======== Information supplied
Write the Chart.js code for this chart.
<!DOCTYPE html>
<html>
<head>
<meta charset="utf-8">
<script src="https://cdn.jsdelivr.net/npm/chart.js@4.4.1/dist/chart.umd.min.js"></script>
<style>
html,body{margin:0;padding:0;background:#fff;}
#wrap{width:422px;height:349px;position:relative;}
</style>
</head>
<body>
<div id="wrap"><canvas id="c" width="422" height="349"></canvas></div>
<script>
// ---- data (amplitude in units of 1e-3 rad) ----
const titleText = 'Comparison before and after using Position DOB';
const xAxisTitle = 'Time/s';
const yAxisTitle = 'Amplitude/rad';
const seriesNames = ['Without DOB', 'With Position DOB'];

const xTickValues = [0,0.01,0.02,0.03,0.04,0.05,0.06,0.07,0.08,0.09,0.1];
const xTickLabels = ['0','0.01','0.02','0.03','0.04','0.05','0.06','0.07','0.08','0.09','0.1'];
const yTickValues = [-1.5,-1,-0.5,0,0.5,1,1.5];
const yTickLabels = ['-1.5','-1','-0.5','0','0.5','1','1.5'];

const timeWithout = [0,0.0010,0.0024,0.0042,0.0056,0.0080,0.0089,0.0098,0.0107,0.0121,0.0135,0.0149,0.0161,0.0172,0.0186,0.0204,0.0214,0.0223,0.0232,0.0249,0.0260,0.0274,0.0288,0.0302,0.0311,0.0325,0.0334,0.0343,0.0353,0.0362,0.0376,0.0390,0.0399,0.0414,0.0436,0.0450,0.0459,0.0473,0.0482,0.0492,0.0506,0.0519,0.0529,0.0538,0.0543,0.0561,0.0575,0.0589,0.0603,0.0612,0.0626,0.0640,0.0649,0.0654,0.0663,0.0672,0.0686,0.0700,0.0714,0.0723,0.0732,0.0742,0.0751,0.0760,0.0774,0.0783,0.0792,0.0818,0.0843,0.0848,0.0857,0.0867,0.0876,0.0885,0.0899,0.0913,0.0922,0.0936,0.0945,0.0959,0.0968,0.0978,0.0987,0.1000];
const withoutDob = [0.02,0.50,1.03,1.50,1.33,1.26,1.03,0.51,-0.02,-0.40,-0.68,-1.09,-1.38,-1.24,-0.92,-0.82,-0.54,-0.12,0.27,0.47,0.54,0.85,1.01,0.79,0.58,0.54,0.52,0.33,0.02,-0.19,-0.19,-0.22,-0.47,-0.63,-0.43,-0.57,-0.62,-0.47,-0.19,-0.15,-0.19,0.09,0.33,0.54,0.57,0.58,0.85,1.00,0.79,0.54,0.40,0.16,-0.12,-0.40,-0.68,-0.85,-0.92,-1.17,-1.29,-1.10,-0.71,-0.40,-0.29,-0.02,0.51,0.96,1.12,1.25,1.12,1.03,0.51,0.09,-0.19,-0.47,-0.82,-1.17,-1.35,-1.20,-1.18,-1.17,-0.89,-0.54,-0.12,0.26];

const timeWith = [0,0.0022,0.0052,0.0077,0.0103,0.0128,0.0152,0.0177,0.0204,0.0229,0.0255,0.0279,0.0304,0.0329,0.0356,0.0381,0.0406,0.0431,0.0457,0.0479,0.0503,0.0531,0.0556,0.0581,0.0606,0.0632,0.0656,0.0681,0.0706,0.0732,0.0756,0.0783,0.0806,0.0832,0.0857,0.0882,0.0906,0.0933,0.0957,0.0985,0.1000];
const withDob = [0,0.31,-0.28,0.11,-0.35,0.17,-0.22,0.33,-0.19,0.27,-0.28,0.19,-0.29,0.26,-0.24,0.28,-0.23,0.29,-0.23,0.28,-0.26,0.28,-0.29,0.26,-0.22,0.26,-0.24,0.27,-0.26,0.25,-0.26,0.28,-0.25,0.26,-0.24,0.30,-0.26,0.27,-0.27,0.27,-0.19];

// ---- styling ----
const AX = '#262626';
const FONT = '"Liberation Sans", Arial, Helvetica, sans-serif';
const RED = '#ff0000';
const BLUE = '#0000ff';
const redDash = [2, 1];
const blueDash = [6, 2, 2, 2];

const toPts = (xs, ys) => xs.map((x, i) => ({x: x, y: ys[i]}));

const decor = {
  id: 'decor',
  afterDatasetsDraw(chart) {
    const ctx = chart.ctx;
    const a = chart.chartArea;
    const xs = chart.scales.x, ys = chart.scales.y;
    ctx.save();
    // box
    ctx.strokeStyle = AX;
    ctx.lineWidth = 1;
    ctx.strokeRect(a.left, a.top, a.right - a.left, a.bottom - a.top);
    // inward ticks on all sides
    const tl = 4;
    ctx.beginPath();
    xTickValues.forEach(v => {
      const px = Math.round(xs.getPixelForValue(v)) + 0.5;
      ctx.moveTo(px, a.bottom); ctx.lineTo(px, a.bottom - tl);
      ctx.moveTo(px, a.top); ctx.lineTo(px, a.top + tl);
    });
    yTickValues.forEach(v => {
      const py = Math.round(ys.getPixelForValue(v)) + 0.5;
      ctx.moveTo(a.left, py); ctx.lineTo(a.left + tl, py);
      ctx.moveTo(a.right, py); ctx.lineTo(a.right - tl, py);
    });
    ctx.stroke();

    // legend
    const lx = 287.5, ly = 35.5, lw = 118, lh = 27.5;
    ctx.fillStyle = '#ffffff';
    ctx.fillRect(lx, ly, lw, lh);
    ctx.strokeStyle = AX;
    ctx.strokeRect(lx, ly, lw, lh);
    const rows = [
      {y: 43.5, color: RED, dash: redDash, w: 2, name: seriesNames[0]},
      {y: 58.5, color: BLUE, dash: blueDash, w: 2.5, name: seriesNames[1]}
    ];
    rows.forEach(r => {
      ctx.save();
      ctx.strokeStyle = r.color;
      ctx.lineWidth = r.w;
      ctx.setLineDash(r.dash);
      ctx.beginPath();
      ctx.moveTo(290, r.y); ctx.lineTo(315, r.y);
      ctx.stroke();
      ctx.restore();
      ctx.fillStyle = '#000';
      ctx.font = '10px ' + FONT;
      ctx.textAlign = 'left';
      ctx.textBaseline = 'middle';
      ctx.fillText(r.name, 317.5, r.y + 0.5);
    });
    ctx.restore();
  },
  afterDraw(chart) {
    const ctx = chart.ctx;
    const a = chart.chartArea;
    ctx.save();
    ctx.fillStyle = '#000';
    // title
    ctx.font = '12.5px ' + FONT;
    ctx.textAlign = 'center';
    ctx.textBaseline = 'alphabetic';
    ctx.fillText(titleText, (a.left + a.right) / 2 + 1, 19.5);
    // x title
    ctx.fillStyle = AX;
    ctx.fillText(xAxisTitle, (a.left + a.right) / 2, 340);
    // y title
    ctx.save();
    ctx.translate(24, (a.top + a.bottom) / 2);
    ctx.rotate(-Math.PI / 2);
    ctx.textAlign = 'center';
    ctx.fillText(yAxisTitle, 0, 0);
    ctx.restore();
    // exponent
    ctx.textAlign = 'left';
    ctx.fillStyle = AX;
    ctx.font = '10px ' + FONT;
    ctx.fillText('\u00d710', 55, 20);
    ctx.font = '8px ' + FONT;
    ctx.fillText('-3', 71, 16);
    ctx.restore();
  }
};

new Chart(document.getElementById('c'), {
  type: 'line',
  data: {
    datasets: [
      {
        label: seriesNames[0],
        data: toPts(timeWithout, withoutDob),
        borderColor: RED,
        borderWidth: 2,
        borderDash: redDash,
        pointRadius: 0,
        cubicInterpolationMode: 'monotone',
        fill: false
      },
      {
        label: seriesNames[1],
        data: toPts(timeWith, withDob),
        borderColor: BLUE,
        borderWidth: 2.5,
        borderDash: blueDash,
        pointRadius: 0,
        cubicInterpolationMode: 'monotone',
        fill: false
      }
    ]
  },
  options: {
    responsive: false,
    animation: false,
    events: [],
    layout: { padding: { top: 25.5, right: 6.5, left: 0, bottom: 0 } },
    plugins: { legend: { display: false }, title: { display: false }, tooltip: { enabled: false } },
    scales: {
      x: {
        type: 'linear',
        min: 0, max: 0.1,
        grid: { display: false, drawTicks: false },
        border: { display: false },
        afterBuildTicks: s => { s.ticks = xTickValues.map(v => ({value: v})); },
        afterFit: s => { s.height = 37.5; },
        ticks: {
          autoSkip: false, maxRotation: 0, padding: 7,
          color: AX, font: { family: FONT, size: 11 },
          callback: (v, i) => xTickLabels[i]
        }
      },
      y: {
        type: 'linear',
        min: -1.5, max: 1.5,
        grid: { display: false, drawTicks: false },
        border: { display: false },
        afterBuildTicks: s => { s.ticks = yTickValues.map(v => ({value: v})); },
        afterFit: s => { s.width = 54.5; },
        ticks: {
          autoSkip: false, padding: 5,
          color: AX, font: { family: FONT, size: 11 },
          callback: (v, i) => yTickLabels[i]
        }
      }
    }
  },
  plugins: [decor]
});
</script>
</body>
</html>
================
======== Information supplied
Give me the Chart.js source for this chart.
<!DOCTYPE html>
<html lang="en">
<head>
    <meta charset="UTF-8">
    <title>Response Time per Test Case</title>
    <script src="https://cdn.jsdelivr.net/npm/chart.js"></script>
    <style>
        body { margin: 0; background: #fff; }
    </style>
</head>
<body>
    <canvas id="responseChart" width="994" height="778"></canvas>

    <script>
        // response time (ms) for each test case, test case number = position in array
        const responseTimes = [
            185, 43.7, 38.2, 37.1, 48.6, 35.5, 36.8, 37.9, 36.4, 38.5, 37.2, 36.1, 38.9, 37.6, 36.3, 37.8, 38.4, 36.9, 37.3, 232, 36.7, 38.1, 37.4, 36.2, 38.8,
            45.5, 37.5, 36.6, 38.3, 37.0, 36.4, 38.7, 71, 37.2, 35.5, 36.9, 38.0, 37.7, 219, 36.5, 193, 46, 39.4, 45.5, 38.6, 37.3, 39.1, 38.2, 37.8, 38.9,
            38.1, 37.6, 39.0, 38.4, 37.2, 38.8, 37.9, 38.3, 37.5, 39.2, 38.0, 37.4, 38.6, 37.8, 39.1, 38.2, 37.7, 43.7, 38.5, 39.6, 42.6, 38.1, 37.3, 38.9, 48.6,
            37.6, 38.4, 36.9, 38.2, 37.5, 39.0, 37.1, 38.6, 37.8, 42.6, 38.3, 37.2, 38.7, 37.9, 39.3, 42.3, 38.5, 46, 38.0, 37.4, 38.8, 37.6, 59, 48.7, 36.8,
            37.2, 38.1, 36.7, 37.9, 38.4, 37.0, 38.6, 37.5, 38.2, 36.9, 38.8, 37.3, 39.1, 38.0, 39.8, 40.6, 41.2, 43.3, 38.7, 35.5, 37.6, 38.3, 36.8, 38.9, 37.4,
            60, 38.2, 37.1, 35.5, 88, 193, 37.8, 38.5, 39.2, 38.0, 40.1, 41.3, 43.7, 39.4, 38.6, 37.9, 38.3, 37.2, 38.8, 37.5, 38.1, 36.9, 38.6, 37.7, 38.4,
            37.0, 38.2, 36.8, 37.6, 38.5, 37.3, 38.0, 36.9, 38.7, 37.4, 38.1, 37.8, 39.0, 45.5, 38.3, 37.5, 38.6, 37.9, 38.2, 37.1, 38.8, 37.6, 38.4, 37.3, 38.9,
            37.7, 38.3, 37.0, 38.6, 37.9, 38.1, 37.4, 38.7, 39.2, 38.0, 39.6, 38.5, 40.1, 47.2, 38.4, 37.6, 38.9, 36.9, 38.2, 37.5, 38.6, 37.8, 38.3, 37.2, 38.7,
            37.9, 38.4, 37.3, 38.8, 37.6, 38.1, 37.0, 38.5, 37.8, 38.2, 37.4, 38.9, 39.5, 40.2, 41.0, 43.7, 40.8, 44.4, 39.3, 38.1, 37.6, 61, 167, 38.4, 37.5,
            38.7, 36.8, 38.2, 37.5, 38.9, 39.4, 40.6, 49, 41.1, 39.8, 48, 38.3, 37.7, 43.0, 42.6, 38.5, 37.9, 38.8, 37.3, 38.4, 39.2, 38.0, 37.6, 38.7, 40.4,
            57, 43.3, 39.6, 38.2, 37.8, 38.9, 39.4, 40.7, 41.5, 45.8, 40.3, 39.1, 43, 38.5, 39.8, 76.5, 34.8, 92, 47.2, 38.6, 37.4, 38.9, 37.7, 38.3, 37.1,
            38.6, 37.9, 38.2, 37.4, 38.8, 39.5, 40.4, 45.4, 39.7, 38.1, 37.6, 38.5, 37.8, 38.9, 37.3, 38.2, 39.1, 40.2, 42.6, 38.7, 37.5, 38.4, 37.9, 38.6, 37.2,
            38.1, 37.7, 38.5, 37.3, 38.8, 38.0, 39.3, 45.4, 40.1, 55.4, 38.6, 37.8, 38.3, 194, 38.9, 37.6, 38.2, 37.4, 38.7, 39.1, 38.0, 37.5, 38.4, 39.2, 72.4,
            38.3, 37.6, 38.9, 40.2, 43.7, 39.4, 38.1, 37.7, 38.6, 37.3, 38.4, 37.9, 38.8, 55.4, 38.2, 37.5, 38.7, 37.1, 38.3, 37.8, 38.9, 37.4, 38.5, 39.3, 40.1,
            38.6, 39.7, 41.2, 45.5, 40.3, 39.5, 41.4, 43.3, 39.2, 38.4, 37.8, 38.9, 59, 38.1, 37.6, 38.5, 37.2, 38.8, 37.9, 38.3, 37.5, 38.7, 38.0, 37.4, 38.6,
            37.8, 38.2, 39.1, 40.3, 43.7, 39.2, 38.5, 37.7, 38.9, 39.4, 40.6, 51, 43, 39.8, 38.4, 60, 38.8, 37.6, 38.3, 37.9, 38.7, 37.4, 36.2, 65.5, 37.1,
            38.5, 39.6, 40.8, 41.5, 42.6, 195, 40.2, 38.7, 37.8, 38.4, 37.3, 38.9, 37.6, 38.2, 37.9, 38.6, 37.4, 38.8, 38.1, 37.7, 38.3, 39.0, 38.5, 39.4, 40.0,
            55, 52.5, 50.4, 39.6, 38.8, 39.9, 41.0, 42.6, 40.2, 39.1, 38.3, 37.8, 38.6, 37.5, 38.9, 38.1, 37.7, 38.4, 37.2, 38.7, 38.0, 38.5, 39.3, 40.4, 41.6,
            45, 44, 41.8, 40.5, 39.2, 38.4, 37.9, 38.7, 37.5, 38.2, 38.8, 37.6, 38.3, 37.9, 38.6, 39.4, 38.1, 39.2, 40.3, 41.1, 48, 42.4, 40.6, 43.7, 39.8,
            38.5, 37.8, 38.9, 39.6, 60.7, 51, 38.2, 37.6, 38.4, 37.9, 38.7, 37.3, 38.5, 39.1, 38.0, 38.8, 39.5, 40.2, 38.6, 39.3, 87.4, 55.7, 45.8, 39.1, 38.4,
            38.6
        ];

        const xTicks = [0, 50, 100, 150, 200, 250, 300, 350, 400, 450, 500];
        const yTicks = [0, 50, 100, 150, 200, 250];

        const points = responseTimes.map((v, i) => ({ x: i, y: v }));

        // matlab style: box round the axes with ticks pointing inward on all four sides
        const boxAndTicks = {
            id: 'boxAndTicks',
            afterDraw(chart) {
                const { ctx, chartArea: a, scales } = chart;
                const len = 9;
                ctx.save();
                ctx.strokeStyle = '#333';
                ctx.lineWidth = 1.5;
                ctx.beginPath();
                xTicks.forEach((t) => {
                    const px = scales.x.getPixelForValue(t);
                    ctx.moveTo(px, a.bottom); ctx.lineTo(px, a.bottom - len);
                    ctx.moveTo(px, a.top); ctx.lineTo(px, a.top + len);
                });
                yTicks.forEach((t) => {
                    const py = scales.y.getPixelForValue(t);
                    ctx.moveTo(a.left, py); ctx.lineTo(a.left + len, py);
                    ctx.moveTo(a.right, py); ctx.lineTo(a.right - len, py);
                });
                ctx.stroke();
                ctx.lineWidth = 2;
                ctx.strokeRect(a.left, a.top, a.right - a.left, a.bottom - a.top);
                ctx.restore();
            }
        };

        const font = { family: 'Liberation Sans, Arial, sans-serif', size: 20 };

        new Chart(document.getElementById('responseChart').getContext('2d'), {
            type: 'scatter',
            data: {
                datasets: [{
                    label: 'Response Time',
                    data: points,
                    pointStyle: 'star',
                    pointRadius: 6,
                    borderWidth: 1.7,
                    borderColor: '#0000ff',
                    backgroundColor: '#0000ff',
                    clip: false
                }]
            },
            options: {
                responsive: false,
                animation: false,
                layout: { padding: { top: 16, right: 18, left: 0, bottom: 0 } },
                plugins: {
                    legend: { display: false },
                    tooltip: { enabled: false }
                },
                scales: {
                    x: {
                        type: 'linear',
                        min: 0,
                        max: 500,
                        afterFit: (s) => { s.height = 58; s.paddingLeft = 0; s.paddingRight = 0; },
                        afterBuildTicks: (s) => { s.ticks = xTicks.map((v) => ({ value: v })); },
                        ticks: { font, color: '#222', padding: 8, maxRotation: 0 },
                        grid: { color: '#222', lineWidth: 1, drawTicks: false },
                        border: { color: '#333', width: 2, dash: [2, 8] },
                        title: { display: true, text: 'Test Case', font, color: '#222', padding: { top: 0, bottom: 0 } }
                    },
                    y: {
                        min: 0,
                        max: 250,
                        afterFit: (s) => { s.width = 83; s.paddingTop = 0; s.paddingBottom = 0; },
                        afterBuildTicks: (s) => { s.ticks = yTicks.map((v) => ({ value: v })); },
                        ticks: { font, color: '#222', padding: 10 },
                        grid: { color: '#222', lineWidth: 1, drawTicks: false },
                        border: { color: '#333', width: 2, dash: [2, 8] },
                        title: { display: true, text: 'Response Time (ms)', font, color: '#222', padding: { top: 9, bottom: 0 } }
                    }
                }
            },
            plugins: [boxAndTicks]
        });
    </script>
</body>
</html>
================
======== Information supplied
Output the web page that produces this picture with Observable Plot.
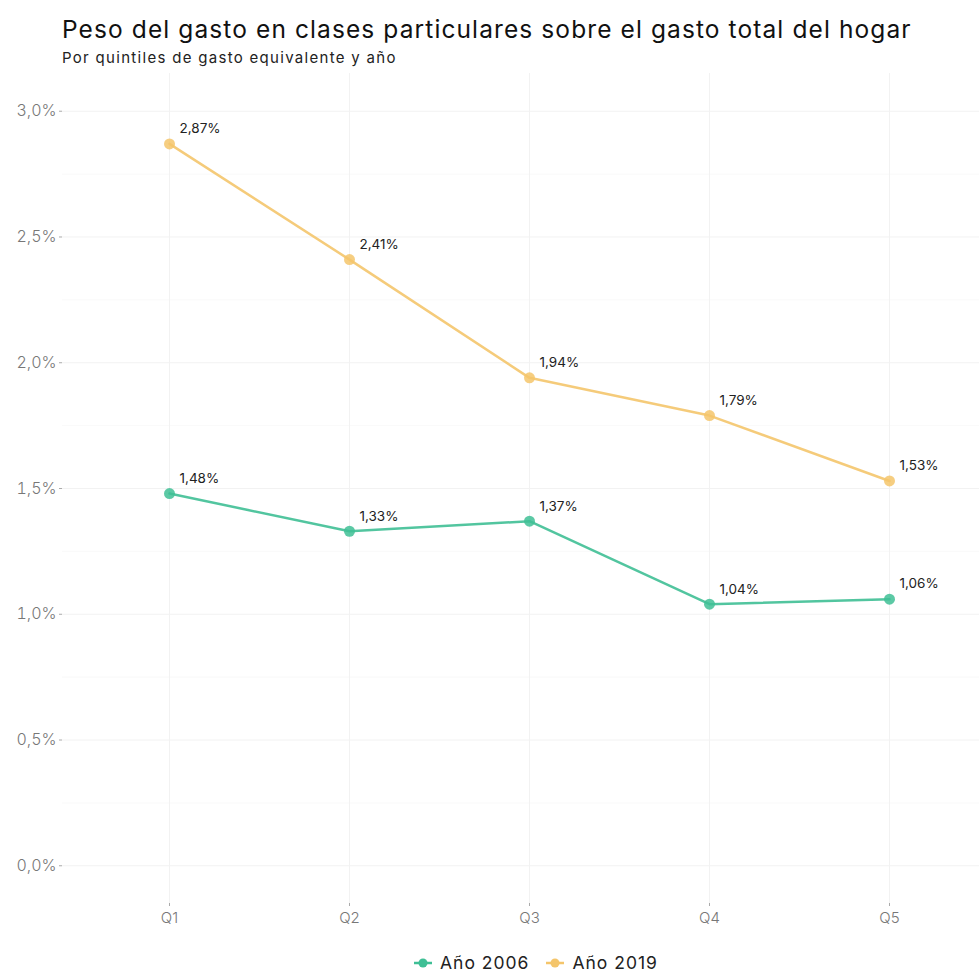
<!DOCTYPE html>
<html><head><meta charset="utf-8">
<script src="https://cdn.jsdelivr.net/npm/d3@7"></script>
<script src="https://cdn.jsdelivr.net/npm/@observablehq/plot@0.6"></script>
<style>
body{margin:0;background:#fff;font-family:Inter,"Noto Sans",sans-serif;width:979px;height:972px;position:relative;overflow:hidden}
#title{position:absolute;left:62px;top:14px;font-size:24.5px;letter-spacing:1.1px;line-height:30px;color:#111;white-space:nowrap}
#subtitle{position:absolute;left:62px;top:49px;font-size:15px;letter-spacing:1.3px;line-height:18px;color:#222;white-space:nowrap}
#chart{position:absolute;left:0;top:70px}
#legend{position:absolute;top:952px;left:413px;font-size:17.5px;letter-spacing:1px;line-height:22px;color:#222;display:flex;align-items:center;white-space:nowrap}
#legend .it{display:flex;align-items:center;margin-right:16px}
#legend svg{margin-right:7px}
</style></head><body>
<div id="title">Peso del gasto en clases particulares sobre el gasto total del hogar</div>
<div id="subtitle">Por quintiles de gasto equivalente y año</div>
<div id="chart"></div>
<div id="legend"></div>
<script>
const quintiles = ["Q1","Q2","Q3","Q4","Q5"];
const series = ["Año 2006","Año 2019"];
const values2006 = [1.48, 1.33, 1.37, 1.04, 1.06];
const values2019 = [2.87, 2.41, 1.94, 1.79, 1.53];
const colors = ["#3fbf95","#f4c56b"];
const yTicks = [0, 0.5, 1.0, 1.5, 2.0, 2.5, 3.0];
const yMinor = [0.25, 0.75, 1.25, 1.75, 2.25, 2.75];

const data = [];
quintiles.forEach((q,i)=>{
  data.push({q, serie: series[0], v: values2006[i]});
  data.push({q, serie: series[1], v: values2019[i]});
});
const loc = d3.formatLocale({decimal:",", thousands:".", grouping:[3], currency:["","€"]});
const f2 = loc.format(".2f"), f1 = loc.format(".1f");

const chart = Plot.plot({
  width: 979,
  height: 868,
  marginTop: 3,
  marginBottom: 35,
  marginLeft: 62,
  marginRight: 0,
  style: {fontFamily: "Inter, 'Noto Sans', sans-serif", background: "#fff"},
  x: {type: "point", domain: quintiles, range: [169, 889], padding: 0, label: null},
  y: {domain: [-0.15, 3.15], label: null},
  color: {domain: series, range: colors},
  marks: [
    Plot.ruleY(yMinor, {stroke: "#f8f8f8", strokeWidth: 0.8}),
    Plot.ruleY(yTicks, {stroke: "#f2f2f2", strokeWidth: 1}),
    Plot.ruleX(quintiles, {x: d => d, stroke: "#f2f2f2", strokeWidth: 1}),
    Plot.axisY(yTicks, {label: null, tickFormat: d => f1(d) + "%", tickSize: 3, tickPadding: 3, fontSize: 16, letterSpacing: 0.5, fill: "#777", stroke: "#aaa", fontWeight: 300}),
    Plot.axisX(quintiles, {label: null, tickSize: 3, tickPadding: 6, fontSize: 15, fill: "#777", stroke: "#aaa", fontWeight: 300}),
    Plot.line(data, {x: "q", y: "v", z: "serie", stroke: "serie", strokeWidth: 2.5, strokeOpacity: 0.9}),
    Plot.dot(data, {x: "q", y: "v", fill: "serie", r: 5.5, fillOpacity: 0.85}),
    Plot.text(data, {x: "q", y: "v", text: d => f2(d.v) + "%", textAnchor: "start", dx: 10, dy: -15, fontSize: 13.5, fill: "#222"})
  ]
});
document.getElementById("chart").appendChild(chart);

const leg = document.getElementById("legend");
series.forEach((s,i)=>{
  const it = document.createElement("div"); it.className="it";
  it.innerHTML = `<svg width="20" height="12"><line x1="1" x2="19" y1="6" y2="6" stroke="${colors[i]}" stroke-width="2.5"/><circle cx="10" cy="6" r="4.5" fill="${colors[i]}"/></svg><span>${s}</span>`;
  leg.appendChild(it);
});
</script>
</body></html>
================
Select and copy each line from the data that includes the word "this".

_Result_:
Write the Chart.js code for this chart.
Give me the Chart.js source for this chart.
Output the web page that produces this picture with Observable Plot.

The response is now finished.